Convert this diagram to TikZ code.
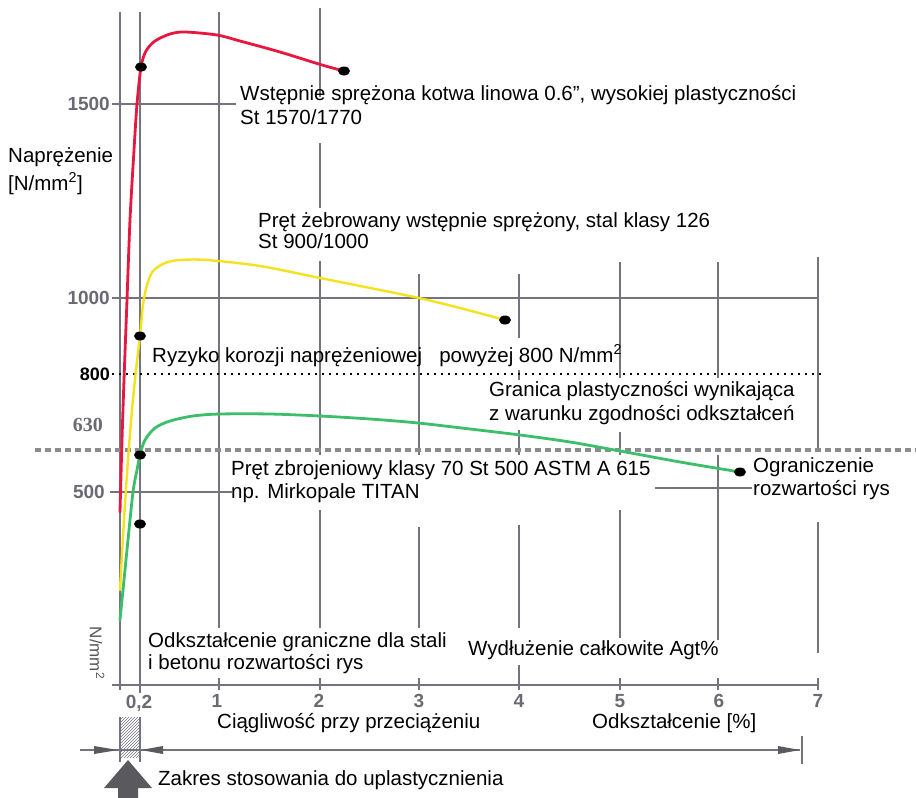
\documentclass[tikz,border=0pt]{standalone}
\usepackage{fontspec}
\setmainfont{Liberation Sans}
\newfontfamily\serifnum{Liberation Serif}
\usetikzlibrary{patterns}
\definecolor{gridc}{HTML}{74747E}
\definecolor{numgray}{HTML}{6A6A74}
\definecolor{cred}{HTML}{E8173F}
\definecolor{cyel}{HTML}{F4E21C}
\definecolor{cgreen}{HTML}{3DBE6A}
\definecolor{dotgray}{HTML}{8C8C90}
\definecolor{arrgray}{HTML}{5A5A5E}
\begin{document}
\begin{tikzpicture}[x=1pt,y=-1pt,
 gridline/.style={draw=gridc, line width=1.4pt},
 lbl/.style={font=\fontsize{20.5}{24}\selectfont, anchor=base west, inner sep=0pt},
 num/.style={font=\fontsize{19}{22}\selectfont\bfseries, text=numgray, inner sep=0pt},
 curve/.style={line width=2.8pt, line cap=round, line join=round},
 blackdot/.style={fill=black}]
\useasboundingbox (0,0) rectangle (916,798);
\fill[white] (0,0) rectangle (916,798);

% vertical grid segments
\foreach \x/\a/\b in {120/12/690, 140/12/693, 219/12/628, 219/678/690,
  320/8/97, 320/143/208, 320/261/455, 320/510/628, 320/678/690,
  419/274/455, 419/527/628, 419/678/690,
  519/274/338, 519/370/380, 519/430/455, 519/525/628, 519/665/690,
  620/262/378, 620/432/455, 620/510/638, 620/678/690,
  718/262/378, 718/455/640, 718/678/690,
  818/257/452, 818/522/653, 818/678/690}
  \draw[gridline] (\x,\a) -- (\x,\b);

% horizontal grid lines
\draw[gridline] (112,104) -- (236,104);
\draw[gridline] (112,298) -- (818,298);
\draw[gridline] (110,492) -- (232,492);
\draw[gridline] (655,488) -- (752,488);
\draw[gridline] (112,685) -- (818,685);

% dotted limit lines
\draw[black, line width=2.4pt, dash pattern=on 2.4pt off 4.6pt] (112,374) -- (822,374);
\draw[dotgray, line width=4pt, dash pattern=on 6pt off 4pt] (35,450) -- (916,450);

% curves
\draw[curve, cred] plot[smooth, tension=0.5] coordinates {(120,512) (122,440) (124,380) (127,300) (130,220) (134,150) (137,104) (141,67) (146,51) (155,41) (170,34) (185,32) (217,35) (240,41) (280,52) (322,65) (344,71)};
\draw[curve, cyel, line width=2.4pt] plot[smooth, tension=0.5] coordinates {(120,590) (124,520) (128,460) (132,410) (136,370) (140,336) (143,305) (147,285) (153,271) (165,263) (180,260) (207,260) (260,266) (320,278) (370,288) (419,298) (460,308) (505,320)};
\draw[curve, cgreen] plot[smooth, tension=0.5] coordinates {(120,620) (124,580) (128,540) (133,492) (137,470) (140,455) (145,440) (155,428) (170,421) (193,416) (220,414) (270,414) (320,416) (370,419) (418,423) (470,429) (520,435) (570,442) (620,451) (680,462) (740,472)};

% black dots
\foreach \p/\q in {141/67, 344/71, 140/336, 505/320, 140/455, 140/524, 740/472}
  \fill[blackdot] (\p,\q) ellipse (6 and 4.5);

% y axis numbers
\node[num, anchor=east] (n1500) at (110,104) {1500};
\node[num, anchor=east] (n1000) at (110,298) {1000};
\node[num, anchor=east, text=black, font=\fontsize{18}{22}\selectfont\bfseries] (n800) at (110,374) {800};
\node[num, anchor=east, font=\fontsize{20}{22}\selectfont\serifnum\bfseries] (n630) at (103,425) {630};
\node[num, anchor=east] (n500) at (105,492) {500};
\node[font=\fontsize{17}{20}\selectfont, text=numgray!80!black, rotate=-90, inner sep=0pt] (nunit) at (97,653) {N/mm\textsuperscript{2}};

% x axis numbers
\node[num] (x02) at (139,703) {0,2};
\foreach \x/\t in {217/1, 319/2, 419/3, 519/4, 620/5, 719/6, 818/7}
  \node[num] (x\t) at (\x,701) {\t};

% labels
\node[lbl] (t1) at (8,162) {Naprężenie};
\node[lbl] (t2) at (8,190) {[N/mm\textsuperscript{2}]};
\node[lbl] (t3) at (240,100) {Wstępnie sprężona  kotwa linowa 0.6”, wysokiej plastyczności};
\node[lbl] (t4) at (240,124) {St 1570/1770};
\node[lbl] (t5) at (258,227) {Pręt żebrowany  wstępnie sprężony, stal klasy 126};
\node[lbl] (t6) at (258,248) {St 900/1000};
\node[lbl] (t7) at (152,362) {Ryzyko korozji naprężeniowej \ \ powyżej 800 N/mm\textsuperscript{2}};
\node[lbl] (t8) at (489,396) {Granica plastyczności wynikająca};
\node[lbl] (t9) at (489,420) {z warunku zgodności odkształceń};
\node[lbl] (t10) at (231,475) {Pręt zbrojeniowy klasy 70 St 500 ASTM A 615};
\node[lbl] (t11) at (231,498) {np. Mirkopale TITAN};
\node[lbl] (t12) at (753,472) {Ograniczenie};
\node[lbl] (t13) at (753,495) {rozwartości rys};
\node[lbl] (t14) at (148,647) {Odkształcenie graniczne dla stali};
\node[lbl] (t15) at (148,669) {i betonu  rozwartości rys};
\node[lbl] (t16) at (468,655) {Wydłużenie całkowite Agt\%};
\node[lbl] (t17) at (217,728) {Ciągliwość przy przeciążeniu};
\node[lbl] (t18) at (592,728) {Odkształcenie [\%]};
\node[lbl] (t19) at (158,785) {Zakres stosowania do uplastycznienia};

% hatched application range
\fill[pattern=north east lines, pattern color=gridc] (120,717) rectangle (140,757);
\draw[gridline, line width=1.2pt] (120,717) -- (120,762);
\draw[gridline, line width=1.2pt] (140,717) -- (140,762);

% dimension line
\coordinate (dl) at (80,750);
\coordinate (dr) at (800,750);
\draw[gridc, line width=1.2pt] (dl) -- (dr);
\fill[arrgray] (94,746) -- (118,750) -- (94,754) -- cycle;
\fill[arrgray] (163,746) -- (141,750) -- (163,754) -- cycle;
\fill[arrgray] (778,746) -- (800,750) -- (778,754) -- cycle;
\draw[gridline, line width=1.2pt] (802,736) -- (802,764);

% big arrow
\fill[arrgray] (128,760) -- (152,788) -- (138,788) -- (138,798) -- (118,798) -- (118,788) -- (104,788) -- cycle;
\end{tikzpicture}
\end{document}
···
* [WRITTEN REQUEST]: Reproduce each line exactly as it appears, omitting the pictures.

* [TASK RESULT]:
Convert this diagram to TikZ code.
\documentclass[tikz,border=0pt]{standalone}
\usepackage{fontspec}
\setmainfont{Liberation Sans}
\newfontfamily\serifnum{Liberation Serif}
\usetikzlibrary{patterns}
\definecolor{gridc}{HTML}{74747E}
\definecolor{numgray}{HTML}{6A6A74}
\definecolor{cred}{HTML}{E8173F}
\definecolor{cyel}{HTML}{F4E21C}
\definecolor{cgreen}{HTML}{3DBE6A}
\definecolor{dotgray}{HTML}{8C8C90}
\definecolor{arrgray}{HTML}{5A5A5E}
\begin{document}
\begin{tikzpicture}[x=1pt,y=-1pt,
 gridline/.style={draw=gridc, line width=1.4pt},
 lbl/.style={font=\fontsize{20.5}{24}\selectfont, anchor=base west, inner sep=0pt},
 num/.style={font=\fontsize{19}{22}\selectfont\bfseries, text=numgray, inner sep=0pt},
 curve/.style={line width=2.8pt, line cap=round, line join=round},
 blackdot/.style={fill=black}]
\useasboundingbox (0,0) rectangle (916,798);
\fill[white] (0,0) rectangle (916,798);

% vertical grid segments
\foreach \x/\a/\b in {120/12/690, 140/12/693, 219/12/628, 219/678/690,
  320/8/97, 320/143/208, 320/261/455, 320/510/628, 320/678/690,
  419/274/455, 419/527/628, 419/678/690,
  519/274/338, 519/370/380, 519/430/455, 519/525/628, 519/665/690,
  620/262/378, 620/432/455, 620/510/638, 620/678/690,
  718/262/378, 718/455/640, 718/678/690,
  818/257/452, 818/522/653, 818/678/690}
  \draw[gridline] (\x,\a) -- (\x,\b);

% horizontal grid lines
\draw[gridline] (112,104) -- (236,104);
\draw[gridline] (112,298) -- (818,298);
\draw[gridline] (110,492) -- (232,492);
\draw[gridline] (655,488) -- (752,488);
\draw[gridline] (112,685) -- (818,685);

% dotted limit lines
\draw[black, line width=2.4pt, dash pattern=on 2.4pt off 4.6pt] (112,374) -- (822,374);
\draw[dotgray, line width=4pt, dash pattern=on 6pt off 4pt] (35,450) -- (916,450);

% curves
\draw[curve, cred] plot[smooth, tension=0.5] coordinates {(120,512) (122,440) (124,380) (127,300) (130,220) (134,150) (137,104) (141,67) (146,51) (155,41) (170,34) (185,32) (217,35) (240,41) (280,52) (322,65) (344,71)};
\draw[curve, cyel, line width=2.4pt] plot[smooth, tension=0.5] coordinates {(120,590) (124,520) (128,460) (132,410) (136,370) (140,336) (143,305) (147,285) (153,271) (165,263) (180,260) (207,260) (260,266) (320,278) (370,288) (419,298) (460,308) (505,320)};
\draw[curve, cgreen] plot[smooth, tension=0.5] coordinates {(120,620) (124,580) (128,540) (133,492) (137,470) (140,455) (145,440) (155,428) (170,421) (193,416) (220,414) (270,414) (320,416) (370,419) (418,423) (470,429) (520,435) (570,442) (620,451) (680,462) (740,472)};

% black dots
\foreach \p/\q in {141/67, 344/71, 140/336, 505/320, 140/455, 140/524, 740/472}
  \fill[blackdot] (\p,\q) ellipse (6 and 4.5);

% y axis numbers
\node[num, anchor=east] (n1500) at (110,104) {1500};
\node[num, anchor=east] (n1000) at (110,298) {1000};
\node[num, anchor=east, text=black, font=\fontsize{18}{22}\selectfont\bfseries] (n800) at (110,374) {800};
\node[num, anchor=east, font=\fontsize{20}{22}\selectfont\serifnum\bfseries] (n630) at (103,425) {630};
\node[num, anchor=east] (n500) at (105,492) {500};
\node[font=\fontsize{17}{20}\selectfont, text=numgray!80!black, rotate=-90, inner sep=0pt] (nunit) at (97,653) {N/mm\textsuperscript{2}};

% x axis numbers
\node[num] (x02) at (139,703) {0,2};
\foreach \x/\t in {217/1, 319/2, 419/3, 519/4, 620/5, 719/6, 818/7}
  \node[num] (x\t) at (\x,701) {\t};

% labels
\node[lbl] (t1) at (8,162) {Naprężenie};
\node[lbl] (t2) at (8,190) {[N/mm\textsuperscript{2}]};
\node[lbl] (t3) at (240,100) {Wstępnie sprężona  kotwa linowa 0.6”, wysokiej plastyczności};
\node[lbl] (t4) at (240,124) {St 1570/1770};
\node[lbl] (t5) at (258,227) {Pręt żebrowany  wstępnie sprężony, stal klasy 126};
\node[lbl] (t6) at (258,248) {St 900/1000};
\node[lbl] (t7) at (152,362) {Ryzyko korozji naprężeniowej \ \ powyżej 800 N/mm\textsuperscript{2}};
\node[lbl] (t8) at (489,396) {Granica plastyczności wynikająca};
\node[lbl] (t9) at (489,420) {z warunku zgodności odkształceń};
\node[lbl] (t10) at (231,475) {Pręt zbrojeniowy klasy 70 St 500 ASTM A 615};
\node[lbl] (t11) at (231,498) {np. Mirkopale TITAN};
\node[lbl] (t12) at (753,472) {Ograniczenie};
\node[lbl] (t13) at (753,495) {rozwartości rys};
\node[lbl] (t14) at (148,647) {Odkształcenie graniczne dla stali};
\node[lbl] (t15) at (148,669) {i betonu  rozwartości rys};
\node[lbl] (t16) at (468,655) {Wydłużenie całkowite Agt\%};
\node[lbl] (t17) at (217,728) {Ciągliwość przy przeciążeniu};
\node[lbl] (t18) at (592,728) {Odkształcenie [\%]};
\node[lbl] (t19) at (158,785) {Zakres stosowania do uplastycznienia};

% hatched application range
\fill[pattern=north east lines, pattern color=gridc] (120,717) rectangle (140,757);
\draw[gridline, line width=1.2pt] (120,717) -- (120,762);
\draw[gridline, line width=1.2pt] (140,717) -- (140,762);

% dimension line
\coordinate (dl) at (80,750);
\coordinate (dr) at (800,750);
\draw[gridc, line width=1.2pt] (dl) -- (dr);
\fill[arrgray] (94,746) -- (118,750) -- (94,754) -- cycle;
\fill[arrgray] (163,746) -- (141,750) -- (163,754) -- cycle;
\fill[arrgray] (778,746) -- (800,750) -- (778,754) -- cycle;
\draw[gridline, line width=1.2pt] (802,736) -- (802,764);

% big arrow
\fill[arrgray] (128,760) -- (152,788) -- (138,788) -- (138,798) -- (118,798) -- (118,788) -- (104,788) -- cycle;
\end{tikzpicture}
\end{document}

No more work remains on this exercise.